Erdoğan ve Putin’in Libya’daki taraflara yaptıkları ateşkes çağrısına meşru Trablus hükümeti hemen olumlu karşılık verirken saldırgan Hafter yönetimi bu çağrıya uymayacağını ilan etmişti. İki tuhaflık vardı. Biri bu çağrıda ki, ona işaret etmiştik. Diğeri de Hafter’in verdiği tepkide.

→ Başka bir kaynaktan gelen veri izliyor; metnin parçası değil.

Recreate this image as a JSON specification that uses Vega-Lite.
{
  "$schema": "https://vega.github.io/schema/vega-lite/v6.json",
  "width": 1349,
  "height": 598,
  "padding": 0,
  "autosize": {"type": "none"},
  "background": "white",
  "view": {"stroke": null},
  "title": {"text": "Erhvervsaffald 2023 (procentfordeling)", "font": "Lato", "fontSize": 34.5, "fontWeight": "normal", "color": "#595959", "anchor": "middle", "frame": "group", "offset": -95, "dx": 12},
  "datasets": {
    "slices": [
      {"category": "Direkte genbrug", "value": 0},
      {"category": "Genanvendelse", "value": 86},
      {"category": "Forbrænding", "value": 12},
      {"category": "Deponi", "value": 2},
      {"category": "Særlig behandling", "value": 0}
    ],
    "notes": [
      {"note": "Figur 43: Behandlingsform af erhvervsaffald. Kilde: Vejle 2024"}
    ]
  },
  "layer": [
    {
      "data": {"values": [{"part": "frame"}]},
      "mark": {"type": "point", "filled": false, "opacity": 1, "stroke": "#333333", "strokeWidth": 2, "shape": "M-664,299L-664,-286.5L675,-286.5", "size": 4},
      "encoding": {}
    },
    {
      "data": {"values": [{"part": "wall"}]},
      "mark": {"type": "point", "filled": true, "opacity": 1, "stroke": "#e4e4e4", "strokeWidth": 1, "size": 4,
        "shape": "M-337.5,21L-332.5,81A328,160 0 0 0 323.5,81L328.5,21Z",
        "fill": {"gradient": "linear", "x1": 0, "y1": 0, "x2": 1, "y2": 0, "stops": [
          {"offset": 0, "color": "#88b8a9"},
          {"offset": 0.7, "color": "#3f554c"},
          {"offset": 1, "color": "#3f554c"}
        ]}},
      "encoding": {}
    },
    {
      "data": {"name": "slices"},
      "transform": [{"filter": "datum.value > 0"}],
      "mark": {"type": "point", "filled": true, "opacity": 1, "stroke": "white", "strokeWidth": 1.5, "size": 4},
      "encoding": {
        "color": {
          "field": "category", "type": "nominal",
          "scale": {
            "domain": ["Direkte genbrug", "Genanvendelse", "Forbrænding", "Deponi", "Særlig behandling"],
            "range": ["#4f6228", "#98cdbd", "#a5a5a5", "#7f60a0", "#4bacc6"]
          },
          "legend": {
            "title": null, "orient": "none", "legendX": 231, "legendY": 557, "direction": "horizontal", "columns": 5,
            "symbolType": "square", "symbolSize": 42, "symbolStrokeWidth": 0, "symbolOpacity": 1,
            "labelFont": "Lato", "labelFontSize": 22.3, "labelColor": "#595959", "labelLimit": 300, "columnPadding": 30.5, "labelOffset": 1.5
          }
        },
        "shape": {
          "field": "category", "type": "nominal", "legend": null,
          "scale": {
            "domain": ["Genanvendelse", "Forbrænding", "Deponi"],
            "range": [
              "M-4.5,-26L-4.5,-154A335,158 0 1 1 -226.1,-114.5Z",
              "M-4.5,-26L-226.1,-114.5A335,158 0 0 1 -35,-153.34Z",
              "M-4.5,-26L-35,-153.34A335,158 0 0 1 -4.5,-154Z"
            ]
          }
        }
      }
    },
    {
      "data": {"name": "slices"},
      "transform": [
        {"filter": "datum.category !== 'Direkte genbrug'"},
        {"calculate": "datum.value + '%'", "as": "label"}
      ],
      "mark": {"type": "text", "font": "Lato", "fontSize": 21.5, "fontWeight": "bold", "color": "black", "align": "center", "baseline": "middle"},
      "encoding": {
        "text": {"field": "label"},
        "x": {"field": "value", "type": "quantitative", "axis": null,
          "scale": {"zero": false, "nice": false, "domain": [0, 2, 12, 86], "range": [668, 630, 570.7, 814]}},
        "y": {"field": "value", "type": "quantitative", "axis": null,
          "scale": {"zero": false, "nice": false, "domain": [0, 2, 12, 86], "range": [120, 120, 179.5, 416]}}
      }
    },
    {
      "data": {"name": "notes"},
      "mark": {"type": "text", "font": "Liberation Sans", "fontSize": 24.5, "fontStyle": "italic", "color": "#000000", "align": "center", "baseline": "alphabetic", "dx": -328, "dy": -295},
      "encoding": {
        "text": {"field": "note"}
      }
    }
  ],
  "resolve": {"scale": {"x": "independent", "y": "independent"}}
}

Taraflara ateşkes çağrısındaki tuhaflık Libya’da savaşan iki simetrik tarafın olmayışından, dolayısıyla aslında bir tarafın saldırganlığıyla oluşan bir durumun sözkonusu olmasından ileri geliyordu. Aslında çağrı sadece saldırgan Hafter’e yapılmalı, bu çağrıya uymadığı taktirde ona karşı, kalmışsa bir uluslararası toplum, vicdan veya hukuk, bunun harekete geçip yaptırımları devreye sokmalıydı.
Buna rağmen Türkiye Libya’daki varlığının kesinlikle savaşmak için değil, Libyalıların hukukunu, güvenliğini ve istikrarını korumak olduğunu göstermek üzere saldırgan Hafter’e bile taraf muamelesi yapıp ateşkes çağrısında bulunmuştu.

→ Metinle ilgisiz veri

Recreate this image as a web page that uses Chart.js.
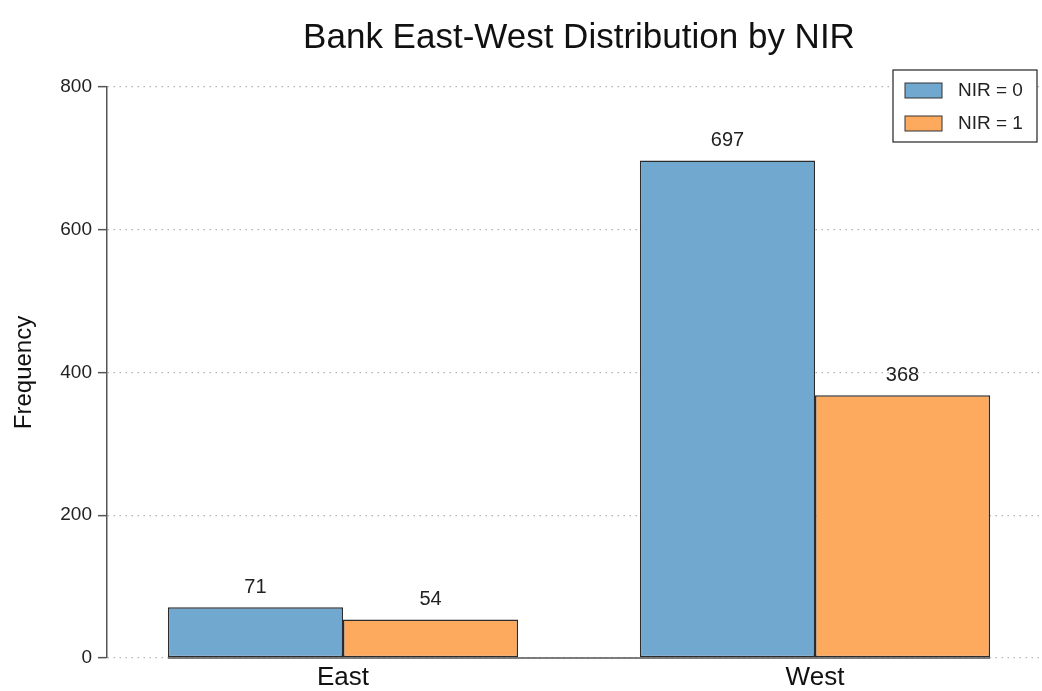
<!DOCTYPE html>
<html>
<head>
<meta charset="utf-8">
<script src="https://cdn.jsdelivr.net/npm/chart.js@4.4.1/dist/chart.umd.min.js"></script>
<style>
  html, body { margin: 0; padding: 0; background: #fff; overflow: hidden; }
  #wrap { width: 1060px; height: 691px; position: relative; }
</style>
</head>
<body>
<div id="wrap"><canvas id="nirChart"></canvas></div>
<script>
const regions = ['East', 'West'];
const nir0 = [71, 697];
const nir1 = [54, 368];
const seriesNames = ['NIR = 0', 'NIR = 1'];
const yTicks = [0, 200, 400, 600, 800];

const blue = '#70a8d0';
const orange = '#fdaa5f';
const font = '"Liberation Sans", Arial, Helvetica, sans-serif';

// value labels above each bar
const valueLabels = {
  id: 'valueLabels',
  afterDatasetsDraw(chart) {
    const ctx = chart.ctx;
    ctx.save();
    ctx.font = '20px ' + font;
    ctx.fillStyle = '#222';
    ctx.textAlign = 'center';
    ctx.textBaseline = 'middle';
    chart.data.datasets.forEach((ds, i) => {
      chart.getDatasetMeta(i).data.forEach((bar, j) => {
        ctx.fillText(ds.data[j], bar.x, bar.y - 20);
      });
    });
    ctx.restore();
  }
};

// x axis line trimmed to the bars, legend box inside the plot
const extras = {
  id: 'extras',
  afterDraw(chart) {
    const ctx = chart.ctx;
    const first = chart.getDatasetMeta(0).data[0];
    const last = chart.getDatasetMeta(1).data[regions.length - 1];
    const yb = chart.chartArea.bottom;
    ctx.save();
    ctx.strokeStyle = '#555';
    ctx.lineWidth = 1.5;
    ctx.beginPath();
    ctx.moveTo(first.x - first.width / 2, yb);
    ctx.lineTo(last.x + last.width / 2, yb);
    ctx.stroke();

    // legend
    const lx = 893, ly = 70, lw = 144, lh = 72;
    ctx.fillStyle = '#fff';
    ctx.fillRect(lx, ly, lw, lh);
    ctx.strokeStyle = '#222';
    ctx.lineWidth = 1.2;
    ctx.strokeRect(lx, ly, lw, lh);
    ctx.font = '19px ' + font;
    ctx.textBaseline = 'middle';
    ctx.textAlign = 'left';
    chart.data.datasets.forEach((ds, i) => {
      const y = ly + 20 + i * 33;
      ctx.fillStyle = ds.backgroundColor;
      ctx.fillRect(lx + 12, y - 7, 37, 15);
      ctx.strokeStyle = '#333';
      ctx.lineWidth = 1;
      ctx.strokeRect(lx + 12, y - 7, 37, 15);
      ctx.fillStyle = '#222';
      ctx.fillText(ds.label, lx + 65, y + 1);
    });
    ctx.restore();
  }
};

new Chart(document.getElementById('nirChart'), {
  type: 'bar',
  data: {
    labels: regions,
    datasets: [
      {
        label: seriesNames[0],
        data: nir0,
        backgroundColor: blue,
        borderColor: '#2b2b2b',
        borderWidth: 1.5,
        borderSkipped: false
      },
      {
        label: seriesNames[1],
        data: nir1,
        backgroundColor: orange,
        borderColor: '#2b2b2b',
        borderWidth: 1.5,
        borderSkipped: false
      }
    ]
  },
  options: {
    responsive: true,
    maintainAspectRatio: false,
    animation: false,
    devicePixelRatio: 1,
    barPercentage: 1.0,
    categoryPercentage: 0.742,
    layout: { padding: { left: 0, right: 9, top: 0, bottom: 0 } },
    plugins: {
      legend: { display: false },
      tooltip: { enabled: false },
      title: {
        display: true,
        fullSize: false,
        text: 'Bank East-West Distribution by NIR',
        color: '#111',
        font: { family: font, size: 35, weight: 'normal' },
        padding: { top: 17, bottom: 28 }
      }
    },
    scales: {
      x: {
        grid: { display: false, drawTicks: false },
        border: { display: false },
        ticks: {
          color: '#111',
          padding: 4,
          font: { family: font, size: 26 }
        },
        afterFit: scale => { scale.height = 33; }
      },
      y: {
        min: 0,
        max: 800,
        afterBuildTicks: scale => {
          scale.ticks = yTicks.map(v => ({ value: v }));
        },
        grid: {
          color: '#b4b4b4',
          lineWidth: 1.3,
          drawTicks: true,
          tickLength: 9,
          tickColor: '#555',
          tickWidth: 1.5,
          tickBorderDash: []
        },
        border: { display: true, color: '#555', width: 1.5, dash: [1.5, 4.5] },
        ticks: {
          color: '#222',
          padding: 6,
          font: { family: font, size: 19 }
        },
        title: {
          display: true,
          text: 'Frequency',
          color: '#111',
          font: { family: font, size: 24 },
          padding: { top: 10, bottom: 0 }
        },
        afterFit: scale => { scale.width = 107; }
      }
    }
  },
  plugins: [valueLabels, extras]
});
</script>
</body>
</html>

İkinci tuhaflık ise Hafter’in kendisine şimdiye kadar destek vermiş olan Rusya’nın çağrısına rağmen ateşkese uymayacağını duyurmasıydı. Bunu yaparken nesine güveniyordu acaba?Elindeki silah kendisine ait değil ki.O silahı eline verenlerin istediğinden fazlasını yapabilir miydi?
Kesin konuşmayalım hemen. Belki yapabileceğini bir an için düşünebilir, ama biraz kendine geldiğinde bunun sürdürülebilir olmayacağını da fark etmemesi mümkün değildi.
Hafter’in BAE’nin finansmanı, Rusya’nın teknik desteği ve Fransa’nın AB içindeki PR faaliyeti olmadan bir adım yol gitmesi mümkün değil ki.